- Born: Michelle Laurie 29 May 1973 (age 53) Toowoomba, Queensland, Australia
- Notable work: The Project
- Children: 2

Comedy career
- Years active: 1998–present
- Medium: Podcaster; author;
- Website: www.meshellaurie.com

= Meshel Laurie =

Australian podcaster and author

Meshel Laurie (born Michelle Laurie 29 May 1973) is an Australian podcaster and author.

==Comedy career==
Laurie's first Melbourne International Comedy Festival show was Dairy Belles which she performed with Corinne Grant. In 1998, she was granted the Brian McCarthy Memorial Moosehead Award to produce The Virgin Mary 2 - This Time It's Personal. Her success began to skyrocket when, in 2000, she debuted The Whore Whisperer: Confessions of a Madam at the Melbourne Fringe Festival - a show all about her experiences working in brothels. A sell-out in its first season, The Whore Whisperer went on to sell out seasons at the Adelaide Fringe, Melbourne International Comedy Festival, the Edinburgh Fringe and the Sydney Opera House.

==Broadcasting career==

In 2000, Laurie co-hosted Enough Rope on 3RRR with Josh Kinal. This was a weekly programme about comedy that included the comedy tracks, a look at the comedy industry and interviews with numerous guests including: Wil Anderson, Daniel Kitson, Simon Munnery, Rachel Berger. Regular segments featured Adam Richard and Toby Sullivan. The show was controversially cancelled at the end of 2002.

In 2004, Laurie hosted Stand Up!, a comedy show on ABC TV. She was also a regular on national variety show Rove Live. Laurie has also appeared on The Glass House, Spicks and Specks, Good News Week, ADbc, The Circle, Studio 10, The Project and Hughesy, We Have a Problem.

In 2005, Laurie joined Nova 106.9 in Brisbane as a founding breakfast presenter on Meshel, Ash, Kip and Luttsy - it became the highest rating breakfast show in Brisbane. Over the years, Ash, Kip and Luttsy resigned with other presenters joining Laurie, including Tim Blackwell and Marty Sheargold. Meshel, Tim and Marty remained on breakfast until August 2011, when the show was moved to Melbourne to broadcast live nationally on Drive on Nova FM.

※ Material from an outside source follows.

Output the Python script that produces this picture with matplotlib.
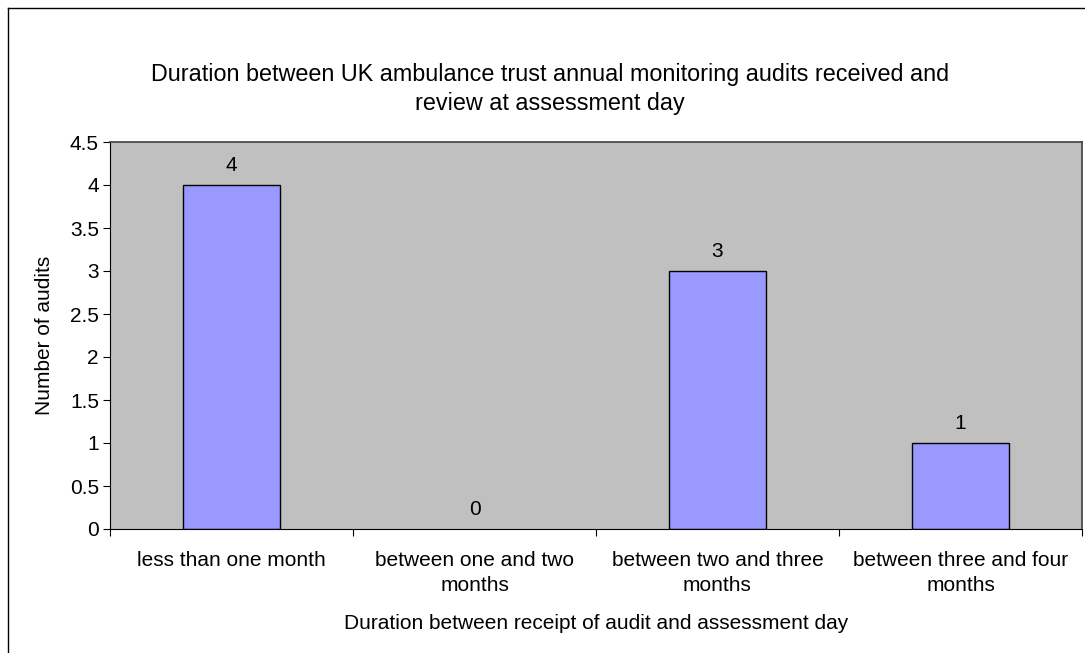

In 2013, Laurie co-hosted This Week Live, alongside Dave Thornton, Tommy Little and Tom Gleeson.

In October 2013, Nova 100 announced that she would join Tommy Little to host Meshel & Tommy replacing Hughesy & Kate. The show started in December 2013. In January 2014, Laurie was replaced by Kate Ritchie on the drive, joining Tim Blackwell and Marty Sheargold. In October 2015, Meshel announced that she would be leaving Nova 100 at the end of the year to host Matt & Meshel on KIIS 101.1 with Matt Tilley. She also hosted the 3PM Pick-Up with Katie 'Monty' Dimond on the KIIS Network. In October 2017 Australian Radio Network announced that Matt & Meshel would not be renewed in 2018.

In 2015, Laurie began an interview podcast called Nitty Gritty Committee. In November 2016, in conjunction with author and journalist Emily Webb, she began producing and hosting Australian True Crime Podcast. In September 2018, she travelled to South Sudan for a season 4 episode of SBS's Go Back To Where You Came From.

In January 2021, Laurie returned to radio hosting Breakfast with Adam Straney and Damien Leith on Wave FM in Wollongong whilst Jade Tonta was on maternity leave. A book, CSI Told You Lies: Giving Victims a Voice Through Forensics, was published by Laurie in August 2021.

==Personal life==
Laurie was born in Toowoomba, Queensland, and moved to Melbourne early in her career as a stand-up comic to take advantage of its strong comedy industry/community.

Laurie is a Buddhist.

In June 2009, Laurie announced via Twitter that she was pregnant with twins, due in the summer. On 23 November 2009, Laurie announced the birth of her twins – a boy, Louis, and a girl, Dali – born on 20 November 2009.

In 2010, Laurie launched a blog to help promote charity and the ways that people can give back to communities all around the world.

Her book, Buddhism for Breakups, was published in 2017 by Blank Inc.